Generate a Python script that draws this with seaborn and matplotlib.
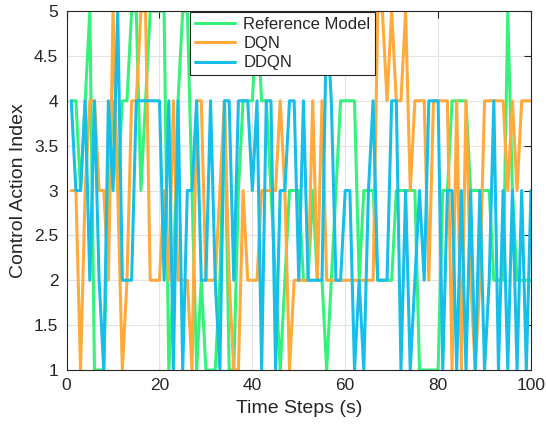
import numpy as np
import pandas as pd
import matplotlib
matplotlib.use("Agg")
import matplotlib.pyplot as plt
import seaborn as sns

steps = list(range(1, 101))

ref_model = [4, 4, 3, 4, 5, 1, 1, 1, 3, 4,
             3, 4, 4, 5, 5, 3, 4, 5, 5, 5,
             5, 1, 2, 4, 5, 5, 3, 1, 2, 1,
             1, 1, 2, 4, 1, 1, 3, 4, 4, 4,
             5, 4, 4, 3, 2, 1, 2, 3, 3, 3,
             2, 2, 3, 2, 2, 1, 2, 3, 4, 4,
             4, 4, 2, 3, 3, 3, 2, 2, 2, 2,
             3, 3, 3, 3, 3, 1, 1, 1, 1, 1,
             3, 3, 4, 4, 4, 4, 3, 3, 3, 3,
             3, 2, 2, 2, 5, 3, 2, 2, 2, 2]

dqn = [3, 3, 1, 3, 4, 4, 3, 3, 2, 5,
       3, 1, 2, 4, 4, 5, 5, 2, 2, 2,
       3, 2, 4, 2, 2, 2, 1, 4, 4, 2,
       2, 2, 3, 4, 2, 1, 1, 3, 2, 2,
       2, 3, 3, 3, 3, 4, 3, 1, 2, 2,
       2, 2, 4, 2, 4, 2, 2, 2, 2, 2,
       2, 2, 2, 2, 2, 2, 5, 5, 4, 5,
       4, 4, 5, 3, 4, 4, 4, 2, 4, 4,
       4, 4, 1, 4, 1, 4, 2, 1, 2, 4,
       4, 4, 4, 4, 3, 4, 3, 4, 4, 4]

ddqn = [4, 3, 3, 4, 2, 4, 2, 1, 4, 3,
        5, 2, 2, 2, 4, 4, 4, 4, 4, 4,
        2, 4, 1, 4, 1, 3, 3, 4, 2, 2,
        4, 2, 1, 4, 4, 2, 4, 4, 4, 3,
        4, 1, 4, 4, 1, 3, 3, 4, 4, 2,
        4, 2, 2, 2, 2, 5, 4, 2, 2, 3,
        3, 1, 2, 1, 3, 4, 2, 2, 2, 4,
        4, 1, 3, 1, 2, 3, 2, 4, 4, 4,
        1, 3, 3, 1, 3, 1, 3, 1, 3, 1,
        2, 4, 1, 3, 1, 3, 1, 3, 1, 3]

models = ["Reference Model", "DQN", "DDQN"]
colors = ["#35F27A", "#FFAA3B", "#17BEE8"]

df = pd.DataFrame({
    "step": steps * 3,
    "action": ref_model + dqn + ddqn,
    "model": [models[0]] * 100 + [models[1]] * 100 + [models[2]] * 100,
})

sns.set_style("white")
plt.rcParams["font.family"] = ["Liberation Sans", "DejaVu Sans"]

fig, ax = plt.subplots(figsize=(5.46, 4.26), dpi=100)
fig.subplots_adjust(left=0.122, right=0.9725, bottom=0.1315, top=0.974)

sns.lineplot(data=df, x="step", y="action", hue="model", hue_order=models,
             palette=colors, linewidth=2.2, ax=ax)

ax.set_xlim(0, 100)
ax.set_ylim(1, 5)
ax.set_xticks(np.arange(0, 101, 20))
yt = np.arange(1, 5.01, 0.5)
ax.set_yticks(yt)
ax.set_yticklabels(["%g" % v for v in yt])
ax.grid(True, color="#E3E3E3", linewidth=0.8)
ax.set_axisbelow(True)
for s in ax.spines.values():
    s.set_color("#262626")
    s.set_linewidth(0.8)
ax.tick_params(direction="in", top=True, right=True, length=5, width=0.8,
               colors="#262626", labelsize=12.5)
ax.tick_params(axis="x", pad=6)
ax.tick_params(axis="y", pad=6)
ax.set_xlabel("Time Steps (s)", fontsize=14, color="#262626", labelpad=5)
ax.set_ylabel("Control Action Index", fontsize=14, color="#262626", labelpad=5)

leg = ax.legend(loc="upper left", bbox_to_anchor=(0.2656, 0.997), borderaxespad=0,
                fontsize=12, frameon=True, fancybox=False, framealpha=1,
                edgecolor="#262626", handlelength=2.4, labelspacing=0.25,
                borderpad=0.3, handletextpad=0.5)
leg.get_frame().set_linewidth(0.8)

fig.savefig("out.png", dpi=100)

◇ ◇ ◇

What is needed:
Repeat the lines of the listing above verbatim, beginning at its first line and ending at the line containing "steps = list(range(1, 101))", which is included. Omit pictures.

Problem solution:
Generate a Python script that draws this with seaborn and matplotlib.
import numpy as np
import pandas as pd
import matplotlib
matplotlib.use("Agg")
import matplotlib.pyplot as plt
import seaborn as sns

steps = list(range(1, 101))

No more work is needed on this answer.